Wo gehobelt wird ...

Fensterbauunternehmen schließt lieber, als einen Betriebsrat zuzulassen

Von einem „Arschtritt“ sprechen manche, andere von einem „mittelschweren Schock“. Zusammen mit Vertretern des Bezirks Küste der IG Metall (IGM) berichteten gestern Beschäftigte des Hamburger Fensterbauers O. + E. Schult von einem eskalierenden innerbetrieblichen Konflikt: Als die Gründung eines Betriebsrates in die Wege geleitet wurde, erhielten alle Mitarbeiter die Kündigung – und die Mitteilung, der Betrieb werde „abgewickelt“.
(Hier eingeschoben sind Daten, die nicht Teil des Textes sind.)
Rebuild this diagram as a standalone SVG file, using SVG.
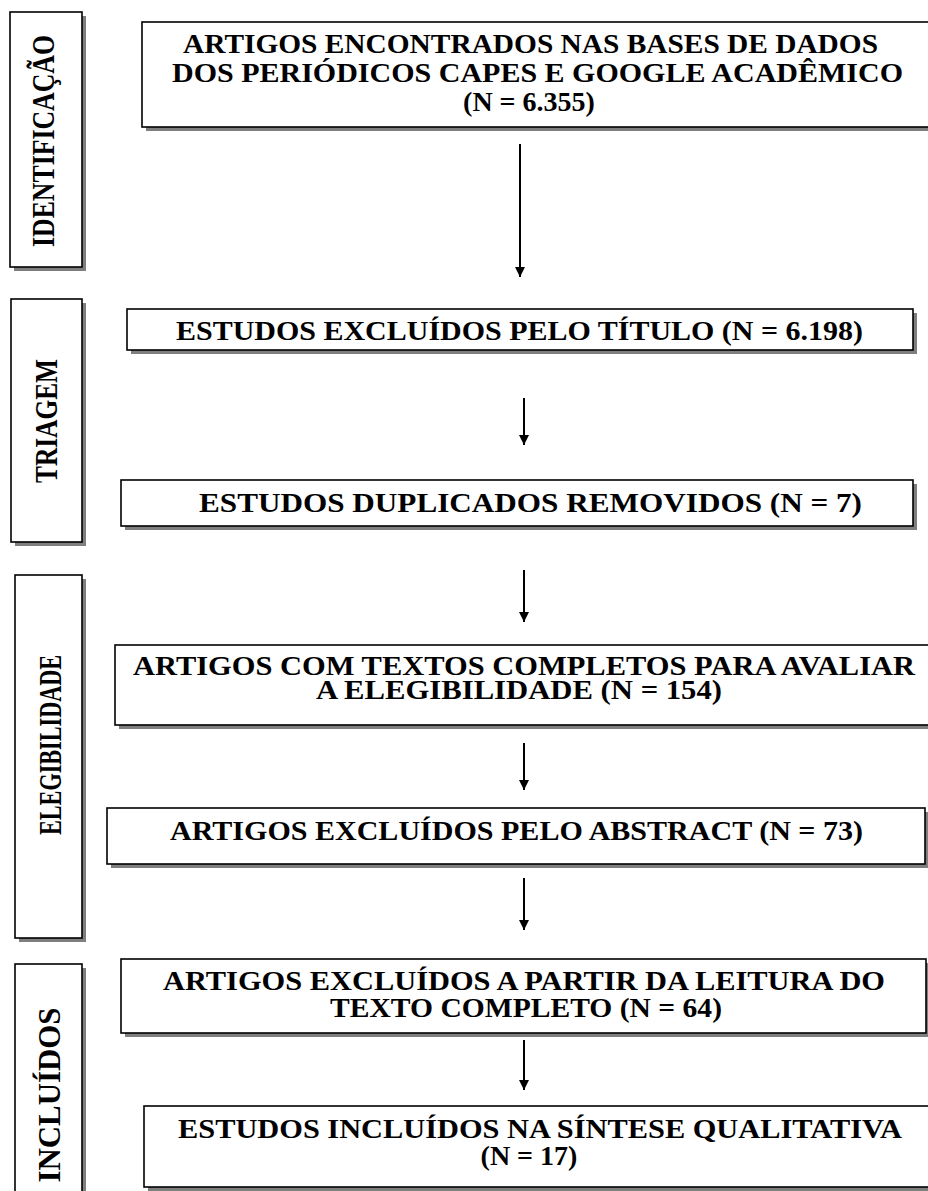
<svg xmlns="http://www.w3.org/2000/svg" width="928" height="1191" viewBox="0 0 928 1191">
<style>
.box{fill:#fff;stroke:#000;stroke-width:1.6}
.sh{fill:#7f7f7f}
.t{font-family:"Liberation Serif","Times New Roman",serif;font-weight:bold;font-size:28px;fill:#000}
.c{text-anchor:middle}
.s{font-family:"Liberation Serif","Times New Roman",serif;font-weight:bold;font-size:32px;fill:#000;text-anchor:middle}
.ar{stroke:#000;stroke-width:2;fill:none}
</style>
<defs>
<marker id="ah" viewBox="0 0 10 10" refX="10" refY="5" markerWidth="10" markerHeight="12" markerUnits="userSpaceOnUse" orient="auto">
<path d="M0,0 L10,5 L0,10 Z" fill="#000"/>
</marker>
</defs>
<g id="side-identificacao">
<rect class="sh" x="14" y="16" width="72" height="255"/>
<rect class="box" x="10" y="12" width="72" height="255"/>
<text class="s" transform="translate(54,141) rotate(-90)" textLength="212" lengthAdjust="spacingAndGlyphs">IDENTIFICAÇÃO</text>
</g>
<g id="side-triagem">
<rect class="sh" x="15" y="303" width="71" height="243"/>
<rect class="box" x="11" y="299" width="71" height="243"/>
<text class="s" transform="translate(57,421) rotate(-90)" textLength="124" lengthAdjust="spacingAndGlyphs">TRIAGEM</text>
</g>
<g id="side-elegibilidade">
<rect class="sh" x="19" y="579" width="67" height="363"/>
<rect class="box" x="15" y="575" width="67" height="363"/>
<text class="s" transform="translate(61,745) rotate(-90)" textLength="180" lengthAdjust="spacingAndGlyphs">ELEGIBILIDADE</text>
</g>
<g id="side-incluidos">
<rect class="sh" x="19" y="968" width="67" height="240"/>
<rect class="box" x="15" y="964" width="67" height="240"/>
<text class="s" transform="translate(60,1095) rotate(-90)" textLength="175" lengthAdjust="spacingAndGlyphs">INCLUÍDOS</text>
</g>
<g id="n1">
<rect class="sh" x="146" y="26" width="800" height="105"/>
<rect class="box" x="142" y="22" width="800" height="105"/>
<text class="t" x="183" y="53" textLength="695" lengthAdjust="spacingAndGlyphs">ARTIGOS ENCONTRADOS NAS BASES DE DADOS</text>
<text class="t" x="172" y="82" textLength="731" lengthAdjust="spacingAndGlyphs">DOS PERIÓDICOS CAPES E GOOGLE ACADÊMICO</text>
<text class="t c" x="529" y="111">(N = 6.355)</text>
</g>
<g id="n2">
<rect class="sh" x="131" y="313" width="786" height="41"/>
<rect class="box" x="127" y="309" width="786" height="41"/>
<text class="t" x="176" y="340" textLength="687" lengthAdjust="spacingAndGlyphs">ESTUDOS EXCLUÍDOS PELO TÍTULO (N = 6.198)</text>
</g>
<g id="n3">
<rect class="sh" x="125" y="484" width="792" height="46"/>
<rect class="box" x="121" y="480" width="792" height="46"/>
<text class="t" x="199" y="512" textLength="663" lengthAdjust="spacingAndGlyphs">ESTUDOS DUPLICADOS REMOVIDOS (N = 7)</text>
</g>
<g id="n4">
<rect class="sh" x="119" y="649" width="830" height="80"/>
<rect class="box" x="115" y="645" width="830" height="80"/>
<text class="t" x="133" y="675" textLength="782" lengthAdjust="spacingAndGlyphs">ARTIGOS COM TEXTOS COMPLETOS PARA AVALIAR</text>
<text class="t" x="316" y="699" textLength="406" lengthAdjust="spacingAndGlyphs">A ELEGIBILIDADE (N = 154)</text>
</g>
<g id="n5">
<rect class="sh" x="111" y="812" width="818" height="56"/>
<rect class="box" x="107" y="808" width="818" height="56"/>
<text class="t" x="170" y="840" textLength="693" lengthAdjust="spacingAndGlyphs">ARTIGOS EXCLUÍDOS PELO ABSTRACT (N = 73)</text>
</g>
<g id="n6">
<rect class="sh" x="125" y="963" width="805" height="74"/>
<rect class="box" x="121" y="959" width="805" height="74"/>
<text class="t" x="163" y="990" textLength="722" lengthAdjust="spacingAndGlyphs">ARTIGOS EXCLUÍDOS A PARTIR DA LEITURA DO</text>
<text class="t" x="330" y="1017" textLength="392" lengthAdjust="spacingAndGlyphs">TEXTO COMPLETO (N = 64)</text>
</g>
<g id="n7">
<rect class="sh" x="148" y="1110" width="800" height="81"/>
<rect class="box" x="144" y="1106" width="800" height="81"/>
<text class="t" x="178" y="1138" textLength="724" lengthAdjust="spacingAndGlyphs">ESTUDOS INCLUÍDOS NA SÍNTESE QUALITATIVA</text>
<text class="t c" x="529" y="1165">(N = 17)</text>
</g>
<g id="connectors">
<line class="ar" x1="520" y1="144" x2="520" y2="277" marker-end="url(#ah)"/>
<line class="ar" x1="524" y1="398" x2="524" y2="445" marker-end="url(#ah)"/>
<line class="ar" x1="524" y1="570" x2="524" y2="622" marker-end="url(#ah)"/>
<line class="ar" x1="524" y1="743" x2="524" y2="790" marker-end="url(#ah)"/>
<line class="ar" x1="524" y1="878" x2="524" y2="930" marker-end="url(#ah)"/>
<line class="ar" x1="524" y1="1040" x2="524" y2="1090" marker-end="url(#ah)"/>
</g>
</svg>
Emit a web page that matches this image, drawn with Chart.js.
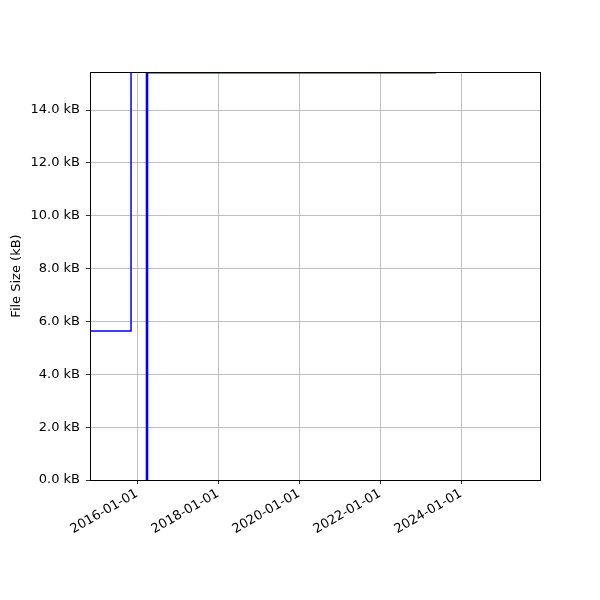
<!DOCTYPE html>
<html>
<head>
<meta charset="utf-8">
<script src="https://cdn.jsdelivr.net/npm/chart.js@4"></script>
<style>
  html, body { margin: 0; padding: 0; background: #fff; }
  #wrap { width: 600px; height: 600px; }
</style>
</head>
<body>
<div id="wrap"><canvas id="c" width="600" height="600"></canvas></div>
<script>
// step series: dates and sizes (kB)
const dates = ["2014-11-03", "2015-11-08", "2016-03-31", "2016-03-31", "2023-05-20"]
const sizes = [5.64, 40, 0, 15.41, 15.41]
const xTickDates = ["2016-01-01", "2018-01-01", "2020-01-01", "2022-01-01", "2024-01-01"]
const yTicks = [0, 2, 4, 6, 8, 10, 12, 14]

const xMin = Date.parse("2014-11-03")
const xMax = Date.parse("2025-12-13")
const yMax = 15.44

const toMs = d => Date.parse(d)
const fmtDate = v => new Date(v).toISOString().slice(0, 10)

const points = dates.map((d, i) => ({ x: toMs(d), y: sizes[i] }))

const font = { family: "'DejaVu Sans'", size: 13 }

const frame = {
  id: 'frame',
  afterDatasetsDraw(chart) {
    const a = chart.chartArea
    const ctx = chart.ctx
    ctx.save()
    ctx.strokeStyle = '#000'
    ctx.lineWidth = 1
    ctx.strokeRect(Math.round(a.left) + 0.5, Math.round(a.top) + 0.5,
      Math.round(a.right - a.left), Math.round(a.bottom - a.top))
    ctx.restore()
  }
}

const config = {
  type: 'line',
  data: {
    datasets: [{
      label: 'File Size',
      data: points,
      stepped: 'before',
      borderColor: 'rgb(0, 0, 255)',
      backgroundColor: 'rgb(0, 0, 255)',
      borderWidth: 1.5,
      pointRadius: 0,
      fill: false,
      tension: 0,
      segment: {
        // the drop to zero and the climb back overlap at the same date
        borderWidth: ctx => (ctx.p0DataIndex === 1 || ctx.p0DataIndex === 2) ? 2.6 : 1.5
      }
    }]
  },
  options: {
    responsive: false,
    animation: false,
    layout: { padding: { top: 72, right: 60, left: 9, bottom: 0 } },
    plugins: { legend: { display: false }, tooltip: { enabled: false } },
    scales: {
      x: {
        type: 'linear',
        min: xMin,
        max: xMax,
        afterBuildTicks: axis => { axis.ticks = xTickDates.map(d => ({ value: toMs(d) })) },
        afterFit: axis => { axis.height = 120 },
        ticks: {
          callback: v => fmtDate(v),
          minRotation: 30,
          maxRotation: 30,
          color: '#000',
          font: font,
          padding: 2,
          autoSkip: false
        },
        grid: { color: '#b0b0b0', lineWidth: 0.8, tickColor: '#000', tickLength: 4, drawTicks: true },
        border: { color: '#000', width: 1 }
      },
      y: {
        min: 0,
        max: yMax,
        afterBuildTicks: axis => { axis.ticks = yTicks.map(v => ({ value: v })) },
        afterFit: axis => { axis.width = 81 },
        ticks: {
          callback: v => v.toFixed(1) + ' kB',
          color: '#000',
          font: font,
          padding: 6
        },
        title: { display: true, text: 'File Size (kB)', color: '#000', font: font, padding: 0 },
        grid: { color: '#b0b0b0', lineWidth: 0.8, tickColor: '#000', tickLength: 4 },
        border: { color: '#000', width: 1 }
      }
    }
  },
  plugins: [frame]
}

const chart = new Chart(document.getElementById('c'), config)
</script>
</body>
</html>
Den Hintergrund bildet eine Auseinandersetzung, die laut IGM im gesamten Tarifbezirk schwelt. Demnach hat die Arbeitgeberseite zum 1. April dieses Jahres einen neuen Tarifvertrag abgeschlossen – allerdings nicht mit der IGM, sondern mit der christlichen „Gewerkschaft für Kunststoffgewerbe und Holzverarbeitung“ (GKH). Der IGM zufolge handelt es sich um ein rechtsunwirksames „Tarifdiktat“, das erhebliche Verschlechterungen für die Arbeitnehmer bedeutet.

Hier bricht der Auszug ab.